As this PR is the most important political document to be adopted by the 20th Congress, it is supposed to give the strategic orientation and tactical approach to the Party for the coming years, including its perspective about the future of the ICM and unity of the communist forces at international level to advance along the path of throwing out the imperialist system. Though the PR tries to make a descriptive analysis of the imperialist threats, it is silent about overthrowing the imperialist system and achieving socialism as its alternative. It has no perspective of world proletarian socialist revolution, as the PR reflects. It does not uphold the call of Marx and Engels, Workers of the world, Unite, and it is totally silent about achieving it. Was the formation of First, Second and Third (Communist) Internationals were correct or wrong? If it was correct, how to analyze the dissolution of Comintern in 1943, and how to reorganize it. These are cardinal problems before the ICM. The PR is deafeningly silent on these questions. In this way it is reducing itself to a nationalist party, or national chauvinist party bereft of proletarian internationalist concept.

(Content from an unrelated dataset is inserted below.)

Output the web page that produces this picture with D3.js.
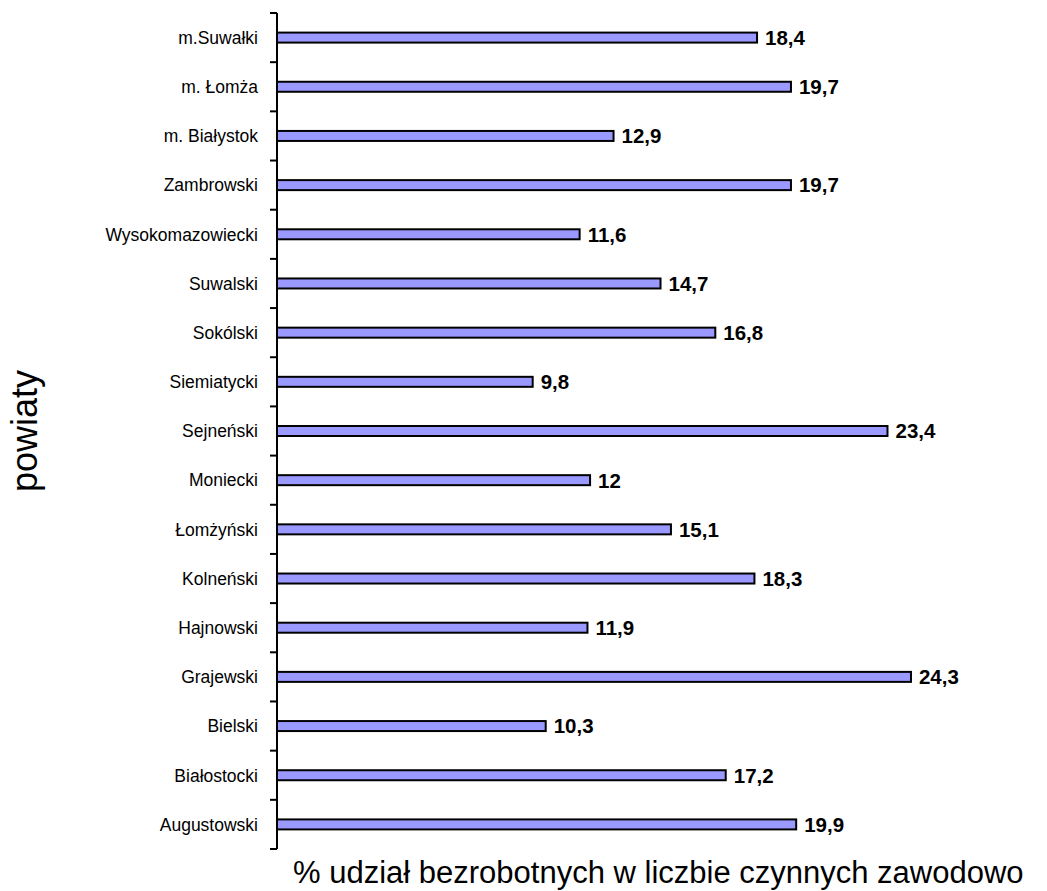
<!DOCTYPE html>
<html>
<head>
<meta charset="utf-8">
<script src="https://cdn.jsdelivr.net/npm/d3@7"></script>
<style>
	body { margin: 0; background: #fff; }
	text { font-family: 'Liberation Sans', Arial, sans-serif; }
</style>
</head>
<body>
<svg class="display"></svg>
<script>
// categories top to bottom
const powiaty = [
	'm.Suwałki', 'm. Łomża', 'm. Białystok', 'Zambrowski', 'Wysokomazowiecki',
	'Suwalski', 'Sokólski', 'Siemiatycki', 'Sejneński', 'Moniecki',
	'Łomżyński', 'Kolneński', 'Hajnowski', 'Grajewski', 'Bielski',
	'Białostocki', 'Augustowski'
];
const udzial = [18.4, 19.7, 12.9, 19.7, 11.6, 14.7, 16.8, 9.8, 23.4, 12, 15.1, 18.3, 11.9, 24.3, 10.3, 17.2, 19.9];

const totalWidth = 1047,
	totalHeight = 891,
	margin = { top: 13, left: 277 },
	height = 836; // 849 - 13

const data = powiaty.map((p, i) => ({ name: p, value: udzial[i] }));

const svg = d3.select('.display').attr('width', totalWidth).attr('height', totalHeight);
const g = svg.append('g').attr('transform', 'translate(' + margin.left + ',' + margin.top + ')');

const yScale = d3.scaleBand().domain(powiaty).range([0, height]);
// ~26.09 px per unit
const xScale = d3.scaleLinear().domain([0, 28]).range([0, 730.5]);

const barH = 10;

g.selectAll('rect.bar')
	.data(data)
	.enter()
	.append('rect')
	.attr('class', 'bar')
	.attr('x', 0)
	.attr('y', (d) => yScale(d.name) + yScale.bandwidth() / 2 - barH / 2)
	.attr('width', (d) => xScale(d.value))
	.attr('height', barH)
	.attr('fill', '#9999ff')
	.attr('stroke', '#000')
	.attr('stroke-width', 2);

// value labels
g.selectAll('text.val')
	.data(data)
	.enter()
	.append('text')
	.attr('class', 'val')
	.attr('x', (d) => xScale(d.value) + 8)
	.attr('y', (d) => yScale(d.name) + yScale.bandwidth() / 2)
	.attr('dy', '0.36em')
	.style('font-size', '20.5px')
	.style('font-weight', 'bold')
	.text((d) => String(d.value).replace('.', ','));

// y axis: line with ticks at band boundaries
g.append('line')
	.attr('x1', 0).attr('x2', 0)
	.attr('y1', 0).attr('y2', height)
	.attr('stroke', '#000').attr('stroke-width', 2);

const bounds = d3.range(powiaty.length + 1).map((i) => i * yScale.step());
g.selectAll('line.tick')
	.data(bounds)
	.enter()
	.append('line')
	.attr('class', 'tick')
	.attr('x1', -7).attr('x2', 0)
	.attr('y1', (d) => d).attr('y2', (d) => d)
	.attr('stroke', '#000').attr('stroke-width', 2);

// category labels
g.selectAll('text.cat')
	.data(powiaty)
	.enter()
	.append('text')
	.attr('class', 'cat')
	.attr('x', -19)
	.attr('y', (d) => yScale(d) + yScale.bandwidth() / 2)
	.attr('dy', '0.36em')
	.attr('text-anchor', 'end')
	.style('font-size', '17.5px')
	.text((d) => d);

// axis titles
svg.append('text')
	.attr('x', 293)
	.attr('y', 883)
	.style('font-size', '31px')
	.text('% udział bezrobotnych w liczbie czynnych zawodowo');

svg.append('text')
	.attr('transform', 'translate(37,431) rotate(-90)')
	.attr('text-anchor', 'middle')
	.style('font-size', '36px')
	.text('powiaty');
</script>
</body>
</html>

We are quoting the following paragraphs from the PR adopted by the Ninth Congress of the CPI(ML) to show the paramount importance of initiating the reorganization of the Communist International according to present conditions, and to show the qualitative difference between the international perspective of CPI(M) and the CPI(ML): “From the time the capitalist system emerged and it started recreating the world under its own image, the contradiction between capital and nature had taken antagonistic forms, though it remained subdued for a long time. But this situation is fast changing with global warming and nuclear catastrophe like factors coming to the forefront. Today this contradiction has emerged as one of the major contradictions determining the future of humankind. It has made the necessity for overthrowing the rule of capital to save the humanity more urgent.
       “All these have led to the contradiction between the imperialist system and socialist forces becoming more intensified than ever. Imperialist barbarism or socialism is the challenge before the humankind today.
                “It is in this context the great significance of the founding of the International Coordination of the Revolutionary Parties and Organizations (ICOR) should be evaluated. Its Founding Document stated: “The founding of the ICOR follows from the understanding: The time is ripe to counter highly organized, globally linked international finance capital and its imperialist world system with something new - the organized power of the international revolutionary and working-class movement and of the broad masses in a new stage of the cross-border cooperation and coordination of the practical activity.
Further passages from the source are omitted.